What Trump is proposing and what DeSantis — through his track record in Florida — is implying would be an unprecedented effort by a coercive federal government to control speech and even thought inside America's schools, where local control, aided by state dollars, has long ruled. That said, presidential candidates arguably should be talking up the importance of education in a United States, given that we increasingly lag behind other developed nations in key measures of student performance, such as math scores.

But do parents see what's happening in schools, and how government can help them, in same way as Trump or DeSantis? Overwhelmingly, no.

In December, the American Federation of Teachers — not an impartial player in this debate, obviously — released the results of a nationwide poll of 1,500 voters, including 558 parents, which found a strong distaste for waging culture wars around the classroom. Some of the key findings were that just 1 in 5 parents saw their teachers as promoting "wokeness," while three-quarters said they support difficult but factual conversations around matters such as U.S. history.

"Parents' goals are not the culture war," Weingarten told me. "Their goals are a safe and welcoming environment for their children, making sure that kids have funding for programs like reading, math, and science, and solving problems like the teacher shortage." She added that their survey shows "most parents don't think the culture wars are happening."

In fact, a separate poll last fall found that voter support for higher teacher salaries is at its highest level in 15 years — a far cry from the "pink-haired communist" trope that Trump is promoting. No wonder that Biden — who didn't dwell long on education in last Tuesday's speech — did repeat his call for giving teachers a raise, backed by federal legislation (presumably dead in the GOP-led House) setting a $60,000-a-year floor.

Indeed, most parents, and many voters, see schools not as needing high-handed state censorship but rather more support to buy newer textbooks or beef up services like nurses and guidance counselors. That would be very much in line with last week's landmark Commonwealth Court ruling here in Pennsylvania that found gross disparities in state funding for school districts as unconstitutional — a decision that Democrats hailed and Republicans criticized.

No wonder that state and local GOP candidates in the 2022 midterms who tried to mimic the classroom culture-war strategy of Virginia Gov. Glenn Youngkin were often unsuccessful. The question going into 2024 is whether Democrats will have the gumption to put a more affirming education agenda out on the front burner.

In a column last week, Greg Sargent of The Washington Post noted that this has started to happen in Midwestern states that tilted blue in last November's midterms. He wrote that in Michigan, where Democrats took back the state legislature and hope to forge a new agenda with a governor from their party, Gretchen Whitmer, lawmakers are studying ways to end teacher demonization while boosting recruitment. Nearby in the Land of Lincoln, fellow Democratic governor J.B. Pritzker is actively blasting DeSantis while planning to declare: "Illinois doesn't ban books."
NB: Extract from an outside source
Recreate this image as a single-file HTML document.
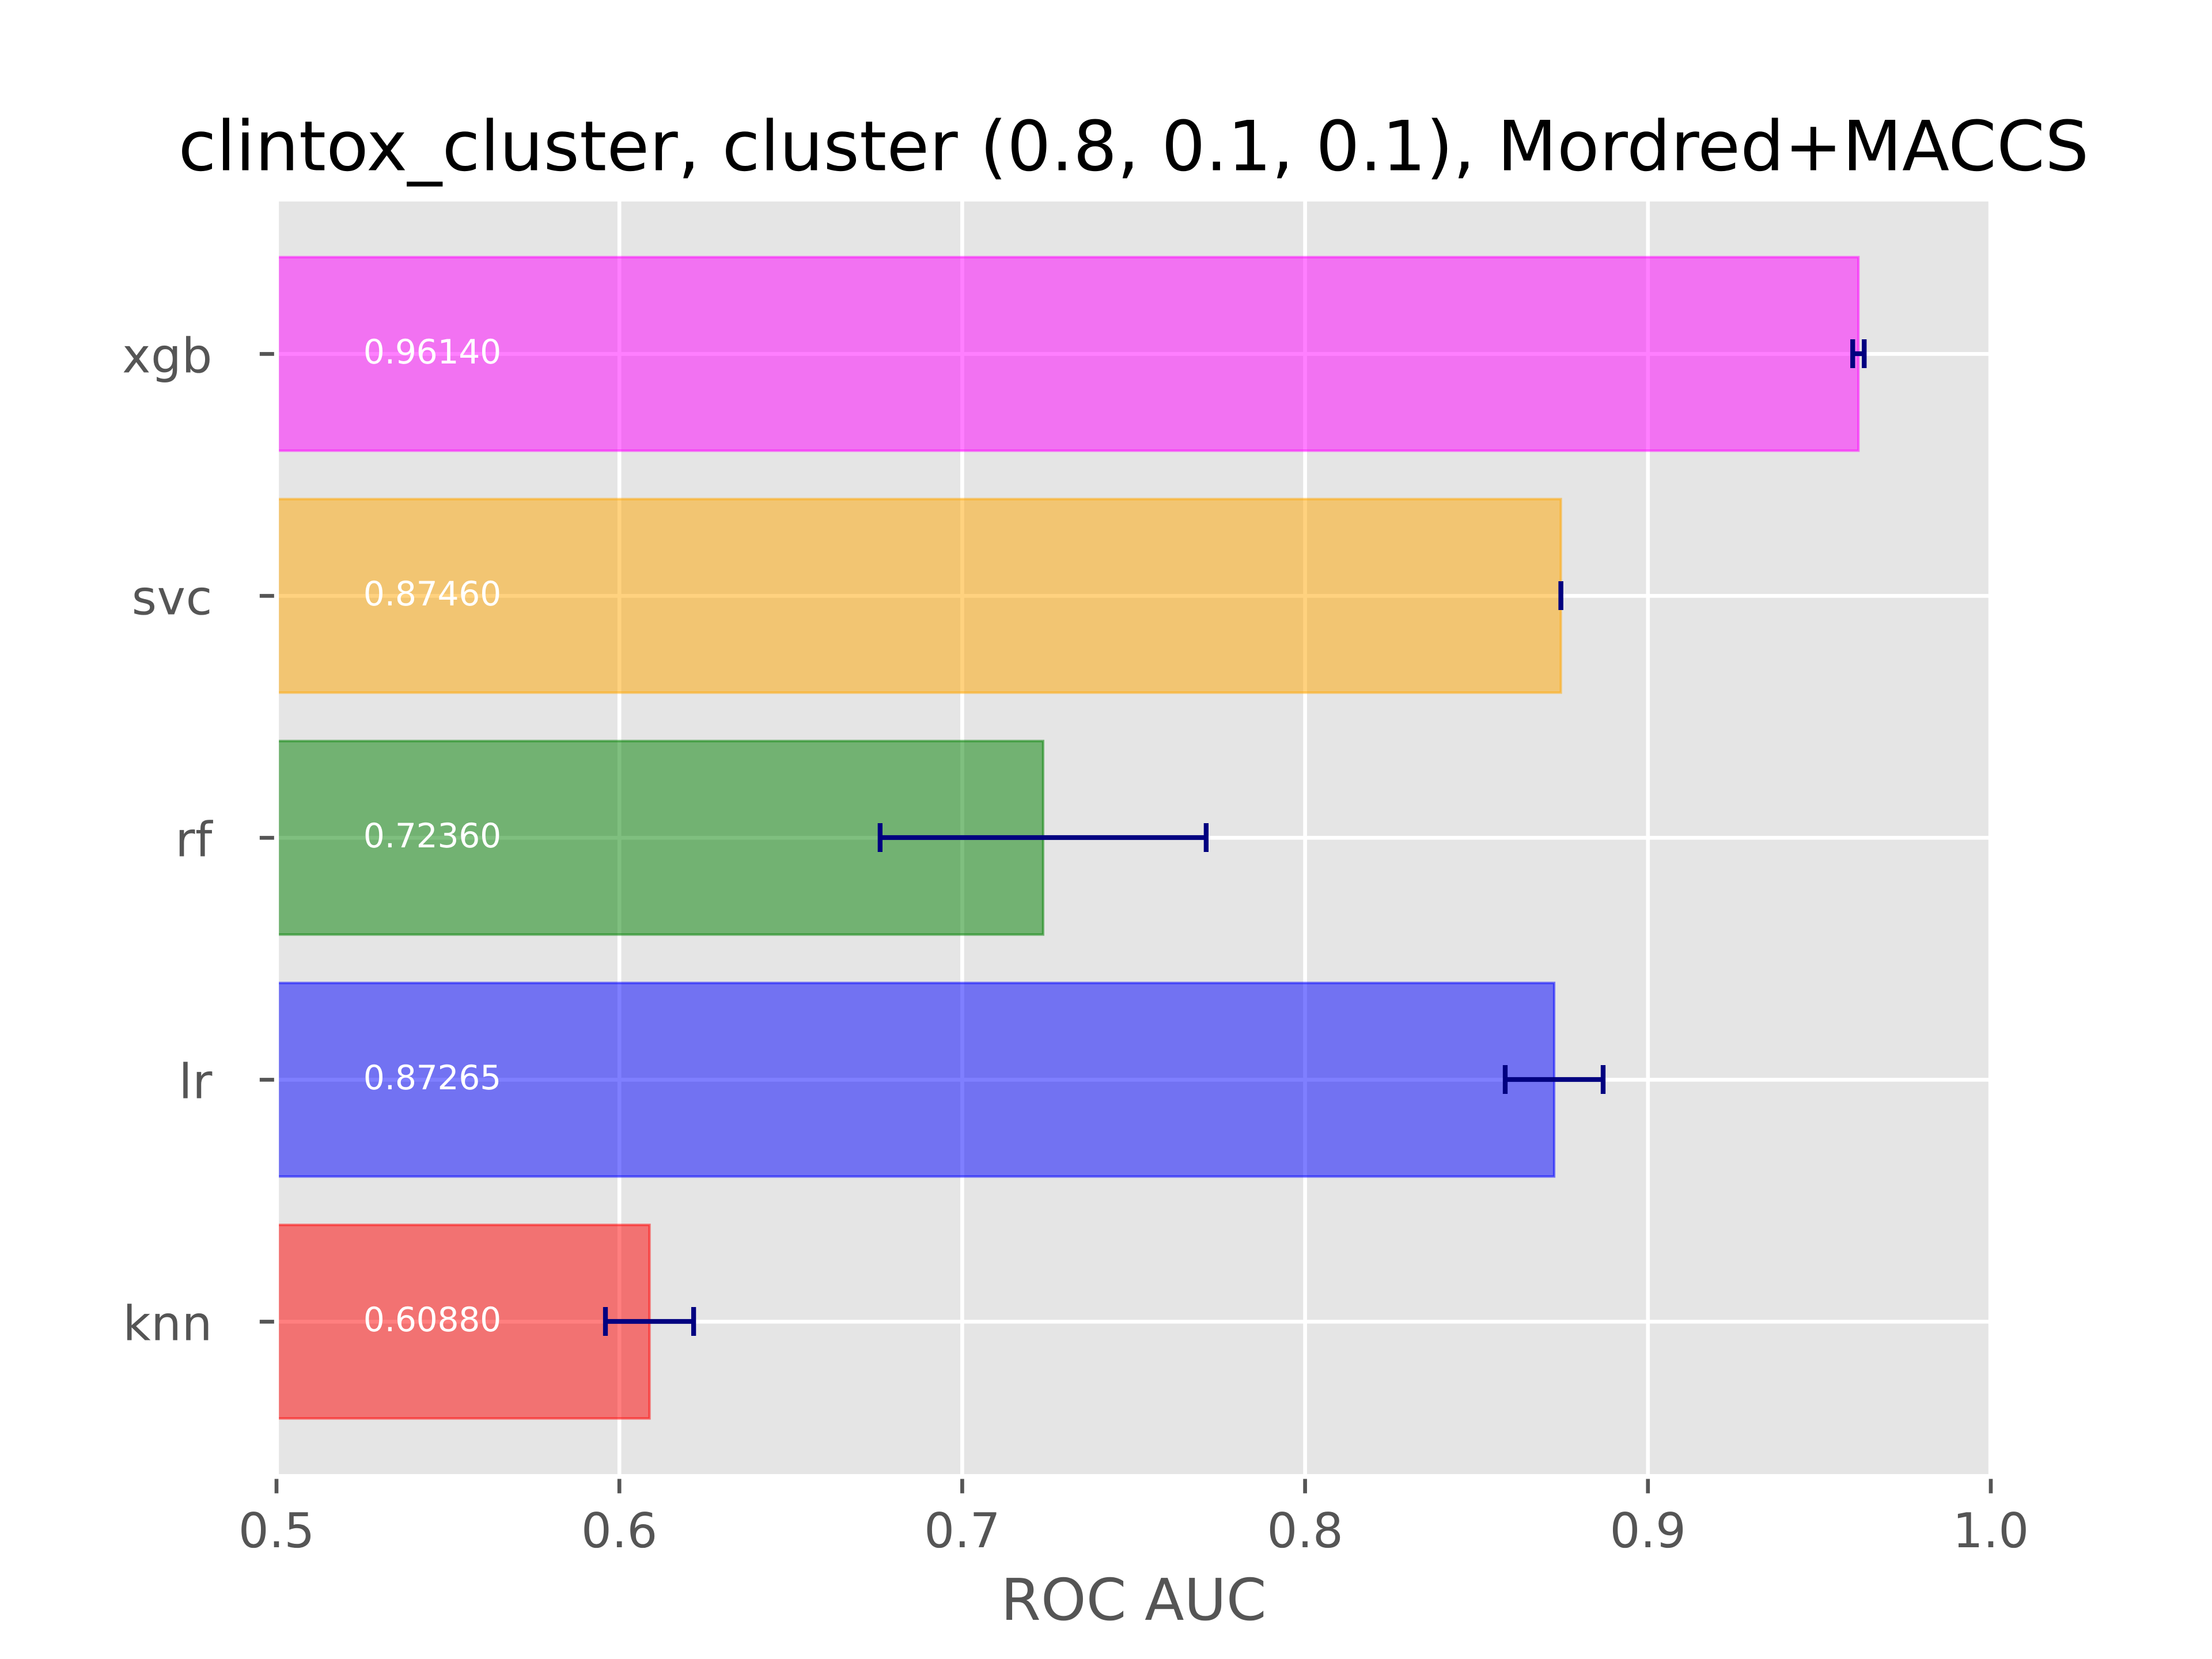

That sounds like an election winner to me. And there are signs that even some Republicans understand that schools need more than "anti-wokeism." Sanders followed her speech with an education plan that does ban "CRT" and terms like "Latinx" but which also calls for raising the minimum annual teacher salary in Arkansas to $50,000. Unfortunately, such nuance will likely get obliterated in a White House race to the bottom — even if the reality is that the only false idols in American life are the graven images of our two competing autocrats.